▶ Task goal
Transcribe each line exactly.

▶ Supplied information
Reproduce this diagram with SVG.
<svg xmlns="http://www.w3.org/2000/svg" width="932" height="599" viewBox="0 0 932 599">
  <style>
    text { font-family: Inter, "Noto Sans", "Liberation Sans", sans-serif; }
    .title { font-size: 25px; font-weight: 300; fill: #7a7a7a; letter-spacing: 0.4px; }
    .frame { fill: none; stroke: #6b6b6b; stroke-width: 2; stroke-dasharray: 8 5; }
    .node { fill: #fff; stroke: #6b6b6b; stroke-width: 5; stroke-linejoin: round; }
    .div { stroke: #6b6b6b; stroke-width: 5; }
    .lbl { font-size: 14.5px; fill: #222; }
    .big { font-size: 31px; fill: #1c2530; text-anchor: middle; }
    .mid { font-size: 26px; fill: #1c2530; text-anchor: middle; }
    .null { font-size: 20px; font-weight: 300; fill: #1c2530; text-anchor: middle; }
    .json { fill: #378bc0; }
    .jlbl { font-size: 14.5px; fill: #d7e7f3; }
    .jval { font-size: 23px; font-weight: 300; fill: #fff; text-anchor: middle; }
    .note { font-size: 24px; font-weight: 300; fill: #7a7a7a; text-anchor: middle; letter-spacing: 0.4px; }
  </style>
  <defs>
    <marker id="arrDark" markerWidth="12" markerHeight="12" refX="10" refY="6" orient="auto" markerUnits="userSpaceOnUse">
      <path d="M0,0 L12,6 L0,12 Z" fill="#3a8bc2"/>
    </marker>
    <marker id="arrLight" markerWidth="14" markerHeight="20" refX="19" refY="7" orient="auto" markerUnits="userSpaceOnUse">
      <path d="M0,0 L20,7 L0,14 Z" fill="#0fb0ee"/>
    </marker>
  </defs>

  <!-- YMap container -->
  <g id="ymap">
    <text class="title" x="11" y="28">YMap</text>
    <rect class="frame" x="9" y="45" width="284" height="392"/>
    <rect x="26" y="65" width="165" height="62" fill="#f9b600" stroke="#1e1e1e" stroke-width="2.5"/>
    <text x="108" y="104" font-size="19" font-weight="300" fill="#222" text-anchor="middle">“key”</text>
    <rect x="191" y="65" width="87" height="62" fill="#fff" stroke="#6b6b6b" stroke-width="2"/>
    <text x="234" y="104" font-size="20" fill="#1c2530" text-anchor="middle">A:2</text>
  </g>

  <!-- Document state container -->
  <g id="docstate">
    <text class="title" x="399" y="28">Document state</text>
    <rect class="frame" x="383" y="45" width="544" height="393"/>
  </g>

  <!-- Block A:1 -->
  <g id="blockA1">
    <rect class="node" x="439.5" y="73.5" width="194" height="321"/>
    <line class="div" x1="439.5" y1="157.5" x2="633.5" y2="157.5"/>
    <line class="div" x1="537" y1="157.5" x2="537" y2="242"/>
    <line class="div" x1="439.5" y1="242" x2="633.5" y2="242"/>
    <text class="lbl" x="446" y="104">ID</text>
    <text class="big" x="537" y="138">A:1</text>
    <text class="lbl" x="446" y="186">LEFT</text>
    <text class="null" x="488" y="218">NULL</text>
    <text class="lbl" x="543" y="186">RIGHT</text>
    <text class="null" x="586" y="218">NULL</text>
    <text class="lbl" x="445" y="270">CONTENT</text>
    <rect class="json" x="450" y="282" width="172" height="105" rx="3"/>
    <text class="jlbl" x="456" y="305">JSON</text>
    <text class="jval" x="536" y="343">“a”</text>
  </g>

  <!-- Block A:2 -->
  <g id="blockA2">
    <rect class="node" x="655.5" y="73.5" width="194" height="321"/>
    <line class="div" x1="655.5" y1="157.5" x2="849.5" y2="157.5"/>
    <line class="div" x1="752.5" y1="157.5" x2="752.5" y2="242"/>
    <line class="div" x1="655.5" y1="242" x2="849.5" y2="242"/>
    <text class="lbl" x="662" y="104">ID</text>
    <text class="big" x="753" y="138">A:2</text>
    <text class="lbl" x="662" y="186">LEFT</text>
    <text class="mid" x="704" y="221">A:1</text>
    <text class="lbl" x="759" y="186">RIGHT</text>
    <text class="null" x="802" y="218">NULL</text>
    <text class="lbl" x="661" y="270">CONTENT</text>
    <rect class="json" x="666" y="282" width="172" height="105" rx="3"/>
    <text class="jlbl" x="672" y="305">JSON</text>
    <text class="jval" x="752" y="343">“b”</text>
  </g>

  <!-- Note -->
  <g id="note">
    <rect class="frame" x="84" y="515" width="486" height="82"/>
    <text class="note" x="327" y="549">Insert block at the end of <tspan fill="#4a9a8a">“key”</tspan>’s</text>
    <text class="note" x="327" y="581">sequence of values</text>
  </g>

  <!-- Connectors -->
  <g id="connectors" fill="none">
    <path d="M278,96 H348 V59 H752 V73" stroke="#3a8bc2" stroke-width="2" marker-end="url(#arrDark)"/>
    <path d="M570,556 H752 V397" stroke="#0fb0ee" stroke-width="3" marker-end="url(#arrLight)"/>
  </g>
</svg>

▶ Solution to the problem
Reproduce this diagram with SVG.
<svg xmlns="http://www.w3.org/2000/svg" width="932" height="599" viewBox="0 0 932 599">
  <style>
    text { font-family: Inter, "Noto Sans", "Liberation Sans", sans-serif; }
    .title { font-size: 25px; font-weight: 300; fill: #7a7a7a; letter-spacing: 0.4px; }
    .frame { fill: none; stroke: #6b6b6b; stroke-width: 2; stroke-dasharray: 8 5; }
    .node { fill: #fff; stroke: #6b6b6b; stroke-width: 5; stroke-linejoin: round; }
    .div { stroke: #6b6b6b; stroke-width: 5; }
    .lbl { font-size: 14.5px; fill: #222; }
    .big { font-size: 31px; fill: #1c2530; text-anchor: middle; }
    .mid { font-size: 26px; fill: #1c2530; text-anchor: middle; }
    .null { font-size: 20px; font-weight: 300; fill: #1c2530; text-anchor: middle; }
    .json { fill: #378bc0; }
    .jlbl { font-size: 14.5px; fill: #d7e7f3; }
    .jval { font-size: 23px; font-weight: 300; fill: #fff; text-anchor: middle; }
    .note { font-size: 24px; font-weight: 300; fill: #7a7a7a; text-anchor: middle; letter-spacing: 0.4px; }
  </style>
  <defs>
    <marker id="arrDark" markerWidth="12" markerHeight="12" refX="10" refY="6" orient="auto" markerUnits="userSpaceOnUse">
      <path d="M0,0 L12,6 L0,12 Z" fill="#3a8bc2"/>
    </marker>
    <marker id="arrLight" markerWidth="14" markerHeight="20" refX="19" refY="7" orient="auto" markerUnits="userSpaceOnUse">
      <path d="M0,0 L20,7 L0,14 Z" fill="#0fb0ee"/>
    </marker>
  </defs>

  <!-- YMap container -->
  <g id="ymap">
    <text class="title" x="11" y="28">YMap</text>
    <rect class="frame" x="9" y="45" width="284" height="392"/>
    <rect x="26" y="65" width="165" height="62" fill="#f9b600" stroke="#1e1e1e" stroke-width="2.5"/>
    <text x="108" y="104" font-size="19" font-weight="300" fill="#222" text-anchor="middle">“key”</text>
    <rect x="191" y="65" width="87" height="62" fill="#fff" stroke="#6b6b6b" stroke-width="2"/>
    <text x="234" y="104" font-size="20" fill="#1c2530" text-anchor="middle">A:2</text>
  </g>

  <!-- Document state container -->
  <g id="docstate">
    <text class="title" x="399" y="28">Document state</text>
    <rect class="frame" x="383" y="45" width="544" height="393"/>
  </g>

  <!-- Block A:1 -->
  <g id="blockA1">
    <rect class="node" x="439.5" y="73.5" width="194" height="321"/>
    <line class="div" x1="439.5" y1="157.5" x2="633.5" y2="157.5"/>
    <line class="div" x1="537" y1="157.5" x2="537" y2="242"/>
    <line class="div" x1="439.5" y1="242" x2="633.5" y2="242"/>
    <text class="lbl" x="446" y="104">ID</text>
    <text class="big" x="537" y="138">A:1</text>
    <text class="lbl" x="446" y="186">LEFT</text>
    <text class="null" x="488" y="218">NULL</text>
    <text class="lbl" x="543" y="186">RIGHT</text>
    <text class="null" x="586" y="218">NULL</text>
    <text class="lbl" x="445" y="270">CONTENT</text>
    <rect class="json" x="450" y="282" width="172" height="105" rx="3"/>
    <text class="jlbl" x="456" y="305">JSON</text>
    <text class="jval" x="536" y="343">“a”</text>
  </g>

  <!-- Block A:2 -->
  <g id="blockA2">
    <rect class="node" x="655.5" y="73.5" width="194" height="321"/>
    <line class="div" x1="655.5" y1="157.5" x2="849.5" y2="157.5"/>
    <line class="div" x1="752.5" y1="157.5" x2="752.5" y2="242"/>
    <line class="div" x1="655.5" y1="242" x2="849.5" y2="242"/>
    <text class="lbl" x="662" y="104">ID</text>
    <text class="big" x="753" y="138">A:2</text>
    <text class="lbl" x="662" y="186">LEFT</text>
    <text class="mid" x="704" y="221">A:1</text>
    <text class="lbl" x="759" y="186">RIGHT</text>
    <text class="null" x="802" y="218">NULL</text>
    <text class="lbl" x="661" y="270">CONTENT</text>
    <rect class="json" x="666" y="282" width="172" height="105" rx="3"/>
    <text class="jlbl" x="672" y="305">JSON</text>
    <text class="jval" x="752" y="343">“b”</text>
  </g>

  <!-- Note -->
  <g id="note">
    <rect class="frame" x="84" y="515" width="486" height="82"/>
    <text class="note" x="327" y="549">Insert block at the end of <tspan fill="#4a9a8a">“key”</tspan>’s</text>
    <text class="note" x="327" y="581">sequence of values</text>
  </g>

  <!-- Connectors -->
  <g id="connectors" fill="none">
    <path d="M278,96 H348 V59 H752 V73" stroke="#3a8bc2" stroke-width="2" marker-end="url(#arrDark)"/>
    <path d="M570,556 H752 V397" stroke="#0fb0ee" stroke-width="3" marker-end="url(#arrLight)"/>
  </g>
</svg>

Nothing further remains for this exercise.